To use this iterator, we must supply the loop body as a function. If we want only to print each word, we simply use print:

      allwords(print)

Often, we use an anonymous function as the body. For instance, the next code fragment counts how many times the word “hello” appears in the input file:

      local count = 0
      allwords(function (w)
        if w == "hello" then count = count + 1 end
      end)
      print(count)

The same task, written with the previous iterator style, is not very different:

      local count = 0
      for w in allwords() do
        if w == "hello" then count = count + 1 end
      end
      print(count)

True iterators were popular in older versions of Lua, when the language did not have the for statement.
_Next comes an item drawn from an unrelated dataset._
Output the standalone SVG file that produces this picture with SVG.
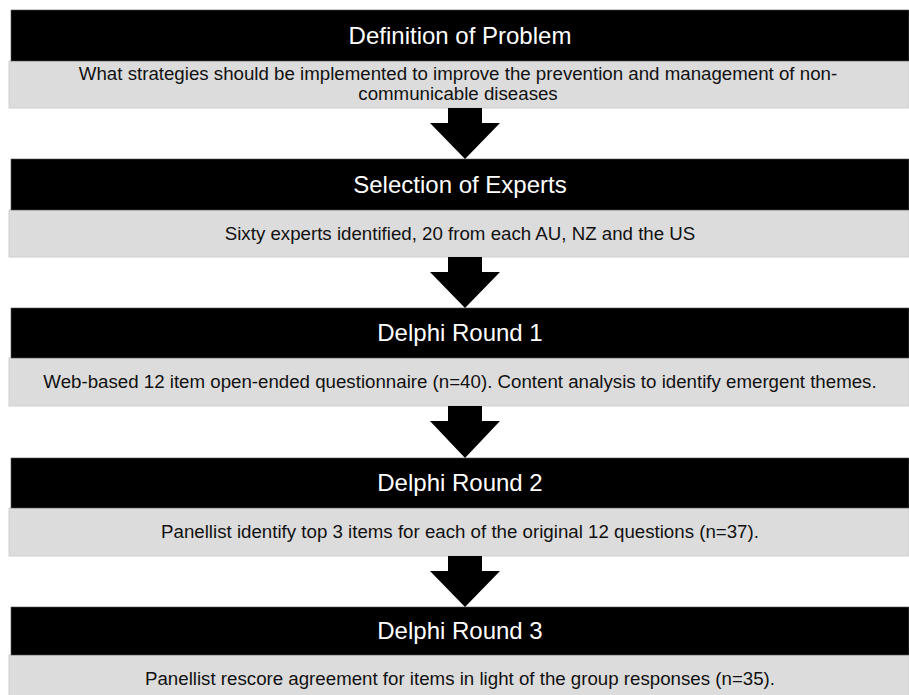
<svg xmlns="http://www.w3.org/2000/svg" width="909" height="695" viewBox="0 0 909 695">
<style>
.hdr{fill:#000;stroke:#555;stroke-width:0.6}
.body{fill:#dcdcdc;stroke:#cfcfcf;stroke-width:1}
.ht{font-family:"Liberation Sans",Arial,sans-serif;font-size:24px;fill:#fff;text-anchor:middle}
.bt{font-family:"Liberation Sans",Arial,sans-serif;font-size:18.7px;fill:#111;text-anchor:middle}
.arr{fill:#000}
</style>
<rect width="909" height="695" fill="#fff"/>
<g id="node1">
<rect class="body" x="9" y="61" width="900" height="47"/>
<rect class="hdr" x="11" y="10" width="898" height="51"/>
<text class="ht" x="460" y="44">Definition of Problem</text>
<text class="bt" x="458" y="80">What strategies should be implemented to improve the prevention and management of non-</text>
<text class="bt" x="458" y="100">communicable diseases</text>
</g>
<g id="node2">
<rect class="body" x="9" y="210" width="900" height="47"/>
<rect class="hdr" x="11" y="159" width="898" height="51"/>
<text class="ht" x="460" y="193">Selection of Experts</text>
<text class="bt" x="460" y="240">Sixty experts identified, 20 from each AU, NZ and the US</text>
</g>
<g id="node3">
<rect class="body" x="9" y="358" width="900" height="48"/>
<rect class="hdr" x="11" y="308" width="898" height="50"/>
<text class="ht" x="460" y="341">Delphi Round 1</text>
<text class="bt" x="460" y="388">Web-based 12 item open-ended questionnaire (n=40). Content analysis to identify emergent themes.</text>
</g>
<g id="node4">
<rect class="body" x="9" y="508" width="900" height="48"/>
<rect class="hdr" x="11" y="458" width="898" height="50"/>
<text class="ht" x="460" y="491">Delphi Round 2</text>
<text class="bt" x="460" y="538">Panellist identify top 3 items for each of the original 12 questions (n=37).</text>
</g>
<g id="node5">
<rect class="body" x="9" y="655" width="900" height="48"/>
<rect class="hdr" x="11" y="607" width="898" height="48"/>
<text class="ht" x="460" y="639">Delphi Round 3</text>
<text class="bt" x="460" y="685">Panellist rescore agreement for items in light of the group responses (n=35).</text>
</g>
<g id="connectors">
<polygon class="arr" points="448,108 482,108 482,123 500,123 465,159 430,123 448,123"/>
<polygon class="arr" points="448,257 482,257 482,272 500,272 465,308 430,272 448,272"/>
<polygon class="arr" points="448,406 482,406 482,421 500,421 465,458 430,421 448,421"/>
<polygon class="arr" points="448,556 482,556 482,571 500,571 465,607 430,571 448,571"/>
</g>
</svg>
How do they compare with generator-style iterators? Both styles have approximately the same overhead: one function call per iteration. On the one hand, it is easier to write the iterator with true iterators (although we can recover this easiness with coroutines, as we will see in the section called “Coroutines as Iterators”). On the other hand, the generator style is more flexible. First, it allows two or more parallel iterations. (For instance, consider the problem of iterating over two files comparing them word by word.) Second, it allows the use of break and return inside the iterator body. With a true iterator, a return returns from the anonymous function, not from the function doing the iteration. For these reasons, overall I usually prefer generators.